Из всех загородных резиденций, которые я посетил в то лето, наиболее глубокое впечатление произвела на меня Гатчина, с которой я только тогда познакомился, так как вообще Гатчинский замок не был доступен публике; теперь же, благодаря моему официальному положению, двери его были для меня раскрыты. О Гатчине ходили всякие легенды, завешанные как жуткой эпохой Павла I, так и тех дней, когда там в странном одиночестве прятался со своей семьей император Александр III. Кроме того, А. И. Сомов говаривал, что Гатчина битком набита картинами, служа каким-то складочным местом для всего того, что не нашло себе места в Эрмитаже. Сомов неоднократно делал представления о желательности передачи особенно выдающихся из этих произведений в Петербургский музей, однако на все эти представления со стороны вдовствующей государыни следовал один и тот же ответ. Она ревниво оберегала то, что в ее глазах имело не столько историко-художественное значение, сколько служило напоминанием о тех тревожных, часто мучительных годах, которые она прожила с боготворимым ею супругом.

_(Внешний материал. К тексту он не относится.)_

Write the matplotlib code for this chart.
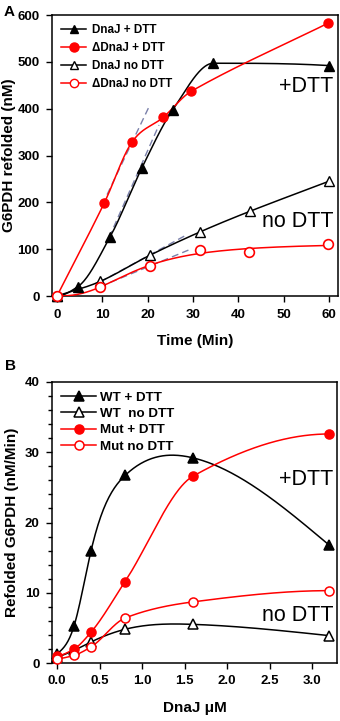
import numpy as np
import matplotlib
matplotlib.use("Agg")
import matplotlib.pyplot as plt
from matplotlib.ticker import MultipleLocator, FormatStrFormatter

plt.rcParams['font.family'] = ['Liberation Sans', 'DejaVu Sans']

# ---- panel A data: G6PDH refolded (nM) vs time (min)
t_dnaj_dtt = [0, 4.6, 11.7, 18.7, 25.5, 34.5, 60]
y_dnaj_dtt = [0, 20, 126, 273, 397, 497, 492]
t_ddnaj_dtt = [0, 10.4, 16.5, 23.5, 29.6, 59.9]
y_ddnaj_dtt = [0, 198, 328, 382, 437, 583]
t_dnaj_no = [0, 9.5, 20.5, 31.6, 42.6, 60]
y_dnaj_no = [0, 31, 87, 137, 181, 245]
t_ddnaj_no = [0, 9.5, 20.5, 31.6, 42.4, 59.9]
y_ddnaj_no = [0, 20, 63, 98.5, 93, 111]

# initial-rate tangent lines
tangents = [
    ([10, 20.5], [195, 408]),
    ([11.5, 22.5], [125, 365]),
    ([9.5, 28.5], [30, 130]),
    ([9.5, 29.0], [20, 98]),
]

# ---- panel B data: refolding rate vs DnaJ (uM)
conc = [0, 0.2, 0.4, 0.8, 1.6, 3.2]
wt_dtt = [1.3, 5.3, 16.0, 26.7, 29.2, 16.8]
wt_no = [0.8, 1.8, 3.0, 4.8, 5.5, 3.9]
mut_dtt = [1.0, 2.0, 4.4, 11.6, 26.6, 32.6]
mut_no = [0.6, 1.1, 2.3, 6.4, 8.7, 10.3]


def hermite(x, y, d, n=300):
    xs = np.linspace(x[0], x[-1], n)
    h = np.diff(x)
    k = np.clip(np.searchsorted(x, xs) - 1, 0, len(x) - 2)
    s = (xs - x[k]) / h[k]
    h00 = 2 * s ** 3 - 3 * s ** 2 + 1; h10 = s ** 3 - 2 * s ** 2 + s
    h01 = -2 * s ** 3 + 3 * s ** 2; h11 = s ** 3 - s ** 2
    return xs, h00 * y[k] + h10 * h[k] * d[k] + h01 * y[k + 1] + h11 * h[k] * d[k + 1]


def natural_spline(x, y, n=300):
    x = np.asarray(x, float); y = np.asarray(y, float)
    m = len(x); h = np.diff(x)
    A = np.zeros((m, m)); r = np.zeros(m)
    A[0, 0] = A[-1, -1] = 1
    for i in range(1, m - 1):
        A[i, i - 1] = h[i - 1]; A[i, i] = 2 * (h[i - 1] + h[i]); A[i, i + 1] = h[i]
        r[i] = 3 * ((y[i + 1] - y[i]) / h[i] - (y[i] - y[i - 1]) / h[i - 1])
    c = np.linalg.solve(A, r)
    b = (y[1:] - y[:-1]) / h - h * (2 * c[:-1] + c[1:]) / 3
    d = (c[1:] - c[:-1]) / (3 * h)
    xs = np.linspace(x[0], x[-1], n)
    k = np.clip(np.searchsorted(x, xs) - 1, 0, m - 2)
    dx = xs - x[k]
    return xs, y[k] + b[k] * dx + c[k] * dx ** 2 + d[k] * dx ** 3


def pchip(x, y, n=300):
    x = np.asarray(x, float); y = np.asarray(y, float)
    m = len(x); h = np.diff(x); dl = np.diff(y) / h
    d = np.zeros(m)
    for k in range(1, m - 1):
        if dl[k - 1] * dl[k] > 0:
            w1 = 2 * h[k] + h[k - 1]; w2 = h[k] + 2 * h[k - 1]
            d[k] = (w1 + w2) / (w1 / dl[k - 1] + w2 / dl[k])

    def end(h0, h1, d0, d1):
        v = ((2 * h0 + h1) * d0 - h0 * d1) / (h0 + h1)
        if np.sign(v) != np.sign(d0):
            return 0.0
        if np.sign(d0) != np.sign(d1) and abs(v) > 3 * abs(d0):
            return 3 * d0
        return v
    d[0] = end(h[0], h[1], dl[0], dl[1])
    d[-1] = end(h[-1], h[-2], dl[-1], dl[-2])
    return hermite(x, y, d, n)


def catmull(x, y, n=300):
    # finite-difference (Catmull-Rom style) slopes
    x = np.asarray(x, float); y = np.asarray(y, float)
    d = np.gradient(y, x, edge_order=1)
    d[1:-1] = (y[2:] - y[:-2]) / (x[2:] - x[:-2])
    return hermite(x, y, d, n)


def hill_fit(x, y, n=300):
    x = np.asarray(x, float); y = np.asarray(y, float)
    best = None
    for K in np.linspace(5, 60, 111):
        for p in np.linspace(1, 4, 61):
            f = x ** p / (K ** p + x ** p)
            a = np.sum(y * f) / np.sum(f * f)
            err = np.sum((y - a * f) ** 2)
            if best is None or err < best[0]:
                best = (err, a, K, p)
    _, a, K, p = best
    xs = np.linspace(x[0], x[-1], n)
    return xs, a * xs ** p / (K ** p + xs ** p)


RED = '#ff0000'
fig = plt.figure(figsize=(3.4, 7.21), dpi=100)
axA = fig.add_axes([52 / 340, 1 - 296 / 721, 286 / 340, 281 / 721])
axB = fig.add_axes([52 / 340, 1 - 663 / 721, 285 / 340, 281 / 721])

for ax in (axA, axB):
    for s in ax.spines.values():
        s.set_linewidth(1.1)
    ax.tick_params(direction='out', length=4, width=1, labelsize=9.5, pad=5)

# ---------------- panel A
for tx, ty in tangents:
    axA.plot(tx, ty, ls=(0, (5, 3)), color='#7a80aa', lw=1.0, zorder=2)

xs, ys = pchip(t_dnaj_dtt, y_dnaj_dtt)
axA.plot(xs, ys, color='black', lw=1.1, zorder=3)
xs, ys = catmull(t_ddnaj_dtt, y_ddnaj_dtt)
axA.plot(xs, ys, color=RED, lw=1.1, zorder=3)
xs, ys = catmull(t_dnaj_no, y_dnaj_no)
axA.plot(xs, ys, color='black', lw=1.1, zorder=3)
xs, ys = hill_fit(t_ddnaj_no, y_ddnaj_no)
axA.plot(xs, ys, color=RED, lw=1.1, zorder=3)

axA.plot(t_dnaj_dtt, y_dnaj_dtt, '^', color='black', ms=6.5, zorder=4, clip_on=False)
axA.plot(t_ddnaj_dtt, y_ddnaj_dtt, 'o', color=RED, ms=6.5, zorder=4, clip_on=False)
axA.plot(t_dnaj_no, y_dnaj_no, '^', mfc='white', mec='black', mew=1, ms=7, zorder=4, clip_on=False)
axA.plot(t_ddnaj_no, y_ddnaj_no, 'o', mfc='white', mec=RED, mew=1.2, ms=7, zorder=5, clip_on=False)

hA = [
    axA.plot([], [], '-^', color='black', ms=6, lw=1.1)[0],
    axA.plot([], [], '-o', color=RED, ms=6.5, lw=1.1)[0],
    axA.plot([], [], '-^', color='black', mfc='white', ms=6, lw=1.1)[0],
    axA.plot([], [], '-o', color=RED, mfc='white', ms=6, lw=1.1)[0],
]
axA.legend(hA, ['DnaJ + DTT', '\u0394DnaJ + DTT', 'DnaJ no DTT', '\u0394DnaJ no DTT'],
           loc='upper left', bbox_to_anchor=(0.0, 1.0), frameon=False, numpoints=1,
           handlelength=2.1, handletextpad=0.5, labelspacing=0.5, borderaxespad=0.4,
           prop={'weight': 'bold', 'size': 8.4})

axA.set_xlim(-1.1, 62)
axA.set_ylim(0, 600)
axA.xaxis.set_major_locator(MultipleLocator(10))
axA.yaxis.set_major_locator(MultipleLocator(100))
axA.set_xlabel('Time (Min)', fontsize=11, fontweight='bold', labelpad=10)
axA.set_ylabel('G6PDH refolded (nM)', fontsize=11, fontweight='bold', labelpad=1)
axA.text(60.9, 447, '+DTT', ha='right', va='center', fontsize=15.5)
axA.text(60.9, 160, 'no DTT', ha='right', va='center', fontsize=15.5)
fig.text(9 / 340, 1 - 12 / 721, 'A', ha='center', va='center', fontsize=11, fontweight='bold')

# ---------------- panel B
series = [
    (wt_dtt, 'black', '^', 'black', 'WT + DTT', natural_spline),
    (wt_no, 'black', '^', 'white', 'WT  no DTT', natural_spline),
    (mut_dtt, RED, 'o', RED, 'Mut + DTT', pchip),
    (mut_no, RED, 'o', 'white', 'Mut no DTT', pchip),
]
hB = []
for vals, col, mk, fc, lab, curve in series:
    xs, ys = curve(conc, vals)
    axB.plot(xs, ys, color=col, lw=1.1, zorder=3)
    axB.plot(conc, vals, mk, mfc=fc, mec=col, mew=1.1, ms=6.5, zorder=4, clip_on=False)
    hB.append(axB.plot([], [], '-' + mk, color=col, mfc=fc, mec=col, mew=1.1, ms=6.5, lw=1.1)[0])
axB.legend(hB, [s[4] for s in series], loc='upper left', bbox_to_anchor=(0.0, 1.0), frameon=False,
           numpoints=1, handlelength=2.6, handletextpad=0.3, labelspacing=0.3, borderaxespad=0.3,
           prop={'weight': 'bold', 'size': 9.6})

axB.set_xlim(-0.06, 3.294)
axB.set_ylim(0, 40)
axB.xaxis.set_major_locator(MultipleLocator(0.5))
axB.yaxis.set_major_locator(MultipleLocator(10))
axB.yaxis.set_minor_locator(MultipleLocator(2))
axB.tick_params(which='minor', direction='out', length=3, width=1)
axB.xaxis.set_major_formatter(FormatStrFormatter('%.1f'))
axB.set_xlabel('DnaJ \u03bcM', fontsize=11, fontweight='bold', labelpad=10)
axB.set_ylabel('Refolded G6PDH (nM/Min)', fontsize=11, fontweight='bold', labelpad=4)
axB.text(3.247, 26.1, '+DTT', ha='right', va='center', fontsize=15.5)
axB.text(3.247, 6.7, 'no DTT', ha='right', va='center', fontsize=15.5)
fig.text(10 / 340, 1 - 366 / 721, 'B', ha='center', va='center', fontsize=11, fontweight='bold')

for ax in (axA, axB):
    for lab in ax.get_xticklabels() + ax.get_yticklabels():
        lab.set_fontweight('bold')

fig.savefig('out.png', dpi=100)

Больше всего из всего тогда виденного в Гатчине (это первое обозрение замка длилось пять или шесть часов) поразил меня портрет Павла Петровича в образе мальтийского гроссмейстера. Этот страшный, очень большой портрет, служащий наглядным свидетельством умопомрачения монарха, был тогда запрятан подальше от членов царской семьи, в крошечную проходную комнату Арсенального каре, но господин Смирнов, водивший меня тогда по дворцу, пожелал меня специально удивить. У него был ключ от этой комнатки, и вот, когда он этим ключом открыл дверь и безумный Павел с какой-то театральной, точно из жести вырезанной короной, надетой набекрень, предстал предо мной и обдал меня откуда-то сверху своим олимпийским взором, я буквально обмер. И тут же решил, что воспроизведу, раньше чем что-либо иное, именно этот портрет, писанный Тончи и стоящий один целого исторического исследования.